Step 2: Test RESTORE times
Do you know how long it takes to RESTORE each database from a FULL backup? Does your run book include critical configuration options like Instant File Initialization or backup compression that can impact how long it takes to restore a database? Does the database have an excessively large transaction log file that will require zero initialization upon creation if the existing database files are not there? Does the database use transparent database encryption (TDE) which will prevent it from being able to instant initialize the size of the data files for the database?
Until you test your RESTORE time for a FULL backup, you don’t know if you can meet your RTO utilizing backups or not, and you may need one of the previously mentioned HA/DR features in SQL Server. However, in an absolute worst case scenario where recovery can only occur from backups, it is still important to know how long each step of the process is going to take so that you can set expectations appropriately. Your minimum recovery time is going to at least be the time required to restore the most recent FULL backup.
Step 3: Determine Data Change Rate
How fast does data change for the database? This is going to determine how long subsequent restores can take to roll the database forward to a point-in-time minimizing data loss and is a key feeder into the RESTORE strategy. The most important things to consider here is:
The answers to those questions are not as simple as you might think.

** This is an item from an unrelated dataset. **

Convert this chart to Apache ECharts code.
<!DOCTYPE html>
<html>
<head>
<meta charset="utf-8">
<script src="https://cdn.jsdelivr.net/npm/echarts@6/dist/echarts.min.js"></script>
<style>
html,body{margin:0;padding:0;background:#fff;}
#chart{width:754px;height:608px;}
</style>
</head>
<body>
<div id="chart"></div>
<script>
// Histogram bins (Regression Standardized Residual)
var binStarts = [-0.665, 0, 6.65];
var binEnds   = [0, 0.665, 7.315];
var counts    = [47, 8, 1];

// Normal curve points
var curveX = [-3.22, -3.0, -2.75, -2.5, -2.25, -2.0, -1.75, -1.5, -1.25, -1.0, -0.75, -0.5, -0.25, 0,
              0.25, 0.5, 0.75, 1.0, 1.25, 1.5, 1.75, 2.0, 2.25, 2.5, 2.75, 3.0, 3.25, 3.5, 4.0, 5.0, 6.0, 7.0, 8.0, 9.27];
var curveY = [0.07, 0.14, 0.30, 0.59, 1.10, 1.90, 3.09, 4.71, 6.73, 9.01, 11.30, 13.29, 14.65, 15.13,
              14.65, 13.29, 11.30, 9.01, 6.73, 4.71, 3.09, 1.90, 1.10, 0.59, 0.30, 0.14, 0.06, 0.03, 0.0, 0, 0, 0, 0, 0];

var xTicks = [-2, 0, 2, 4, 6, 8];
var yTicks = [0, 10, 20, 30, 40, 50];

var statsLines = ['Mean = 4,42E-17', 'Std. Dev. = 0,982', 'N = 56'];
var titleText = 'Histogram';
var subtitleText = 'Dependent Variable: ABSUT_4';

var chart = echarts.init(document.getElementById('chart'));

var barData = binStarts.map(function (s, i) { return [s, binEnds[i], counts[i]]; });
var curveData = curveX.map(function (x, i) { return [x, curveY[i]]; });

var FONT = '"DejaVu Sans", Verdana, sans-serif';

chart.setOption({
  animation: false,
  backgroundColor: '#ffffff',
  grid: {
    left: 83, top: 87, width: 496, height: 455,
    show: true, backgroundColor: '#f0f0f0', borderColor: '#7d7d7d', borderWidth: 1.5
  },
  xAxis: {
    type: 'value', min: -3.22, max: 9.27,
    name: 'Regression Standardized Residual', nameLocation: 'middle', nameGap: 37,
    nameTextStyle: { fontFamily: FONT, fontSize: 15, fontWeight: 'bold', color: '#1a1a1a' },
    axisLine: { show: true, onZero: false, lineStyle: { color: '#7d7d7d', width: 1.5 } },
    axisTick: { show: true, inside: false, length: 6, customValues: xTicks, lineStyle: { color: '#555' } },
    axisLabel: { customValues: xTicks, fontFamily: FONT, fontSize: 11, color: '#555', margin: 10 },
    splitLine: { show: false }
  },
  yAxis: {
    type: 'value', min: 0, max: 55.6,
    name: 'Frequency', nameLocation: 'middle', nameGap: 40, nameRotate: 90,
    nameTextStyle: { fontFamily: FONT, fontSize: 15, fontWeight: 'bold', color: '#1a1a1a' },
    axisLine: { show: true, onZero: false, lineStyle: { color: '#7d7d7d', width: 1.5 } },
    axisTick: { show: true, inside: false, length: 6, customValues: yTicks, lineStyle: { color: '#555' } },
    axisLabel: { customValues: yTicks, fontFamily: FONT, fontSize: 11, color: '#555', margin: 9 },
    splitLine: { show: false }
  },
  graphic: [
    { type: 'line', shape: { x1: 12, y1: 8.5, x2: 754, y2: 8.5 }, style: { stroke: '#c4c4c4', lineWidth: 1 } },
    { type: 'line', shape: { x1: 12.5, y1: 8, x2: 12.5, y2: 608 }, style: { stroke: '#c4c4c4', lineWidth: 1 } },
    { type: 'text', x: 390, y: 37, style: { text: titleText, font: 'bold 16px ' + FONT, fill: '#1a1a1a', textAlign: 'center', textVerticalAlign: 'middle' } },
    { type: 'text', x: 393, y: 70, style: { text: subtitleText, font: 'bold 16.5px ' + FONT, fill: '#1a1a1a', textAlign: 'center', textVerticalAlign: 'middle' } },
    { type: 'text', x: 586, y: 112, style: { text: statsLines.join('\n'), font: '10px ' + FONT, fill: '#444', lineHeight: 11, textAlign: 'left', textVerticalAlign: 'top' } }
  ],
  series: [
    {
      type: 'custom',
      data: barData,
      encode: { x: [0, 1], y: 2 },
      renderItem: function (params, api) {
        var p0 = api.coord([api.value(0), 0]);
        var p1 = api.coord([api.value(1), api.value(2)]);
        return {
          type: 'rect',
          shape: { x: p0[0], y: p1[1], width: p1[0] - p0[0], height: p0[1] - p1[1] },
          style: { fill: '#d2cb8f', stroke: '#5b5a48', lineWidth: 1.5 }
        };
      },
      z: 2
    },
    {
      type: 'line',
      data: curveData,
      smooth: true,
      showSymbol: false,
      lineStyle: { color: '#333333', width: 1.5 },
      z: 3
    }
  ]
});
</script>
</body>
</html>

One of the worst things I often see in terms of planning just a BACKUP strategy is running a FULL backup of the database, followed immediately by index maintenance. The FULL backup clears out the differential bitmaps in the database, and then index maintenance changes tons of pages and the next DIFFERENTIAL backup contains all of the pages that were modified since the last FULL backup. In one case for a client, the DIFFERENTIAL backup was actually larger than the FULL backup because the index maintenance task rebuilt every index in the database. This means that to restore they would essentially be restoring the entire database twice before they even started restoring transaction log backups. Generally the thinking is that you should have a FULL backup of the database before any maintenance happens “Just in case…” which I can understand on some levels but find absolutely ridiculous at other levels.
Step 4: Plan Out RESTORE Steps
How many files are you going to have to RESTORE in a worst case scenario? How many steps are involved and what are those steps? What happens if someone makes a mistake in the middle of those steps? It happens to the best of us, and I have made the mistake of running a FULL restore of a 8TB database WITH NORECOVERY and then missed scripting WITH NORECOVERY on the first LOG restore during a production down scenario and had to start over restoring the FULL backup again. Ask Erin!

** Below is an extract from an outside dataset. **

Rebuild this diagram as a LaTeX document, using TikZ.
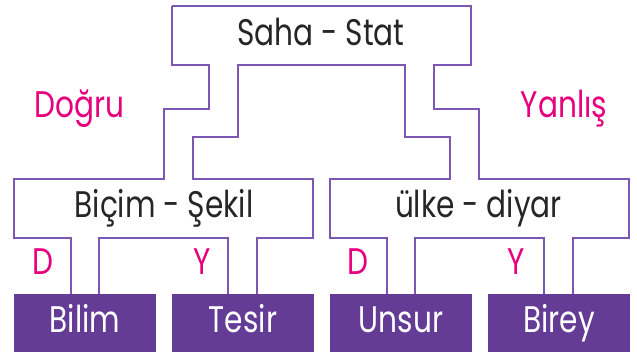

Ideally you want to have the right backups in place to allow you to restore to a point-in-time, in the least number of steps possible to meet your RPO, but you are also planning out how to meet the RTO as well. RPO is easily met with a good FULL backup and subsequent LOG backups, minimizing risk of data loss. However, if you only perform FULL backups once a week, and you have 5 minute LOG backups being taken, you may have to restore over 2000+ log backups to roll the database forward fully if there is a failure at the end of the week requiring going to backups. This specifically is why you should NEVER plan a BACKUP strategy and you need to plan a RESTORE strategy first. Know the steps required and design around reducing those to the extent possible to get the fastest recovery time.
This is where DIFFERENTIAL backups come into the design since we can use the DIFFERENTIAL backup to minimize the number of steps that are required to roll the database forward to a point-in-time. If we had a weekly FULL backup and DIFFERNTIAL backups daily, the restore would only require:
- Restoring the latest FULL backup (WITH NORECOVERY)
- Restoring the latest DIFFERENTIAL backup (WITH NORECOVERY)
- Restoring the LOG backups since the differential – if at 5 minute intervals the worst case is a day worth of LOG backups is 288
We just reduced our operations from over 2000+ to 290 in a worst case by planning for how we are going to RESTORE the database. This might still be too much and you could introduce 12hr DIFFERENTIAL backups and cut it in half again, but it’s all about knowing what is going to be required to actually perform the recovery of the database.
Step 5: Design a BACKUP Strategy to Meet RTO for RESTORE
Now that you have done all the RESTORE planning, and hopefully testing, you can design the BACKUP strategy based on what you have learned/figured out. Some places do daily FULL backups, with 4 hour DIFFERENTIAL backups, and 15 minute LOG backups. Some places do weekly FULL with daily DIFFERENTIAL backups and hourly LOG backups. We even have customers that trigger the next LOG backup immediately when the running LOG backup completes, so that it is constantly backing up the transaction log. There is no one size fits all solution for SQL Server.
Step 6: Test and Verify
My good friend Buck Woody said “You don’t have a backup until you have restored it” in one of my absolute favorite sessions at SQLBits VII, “Creating a Business Continuity Plan.” It is so true… You can’t just deploy a backup strategy and expect that it is going to meet your recovery requirements permanently. You have to test it repeatedly and verify that you can continue to meet your RPO and RTO requirements. If you can’t then the strategy and design needs to change, or the business needs to be made aware of the problem to correctly set the expectations.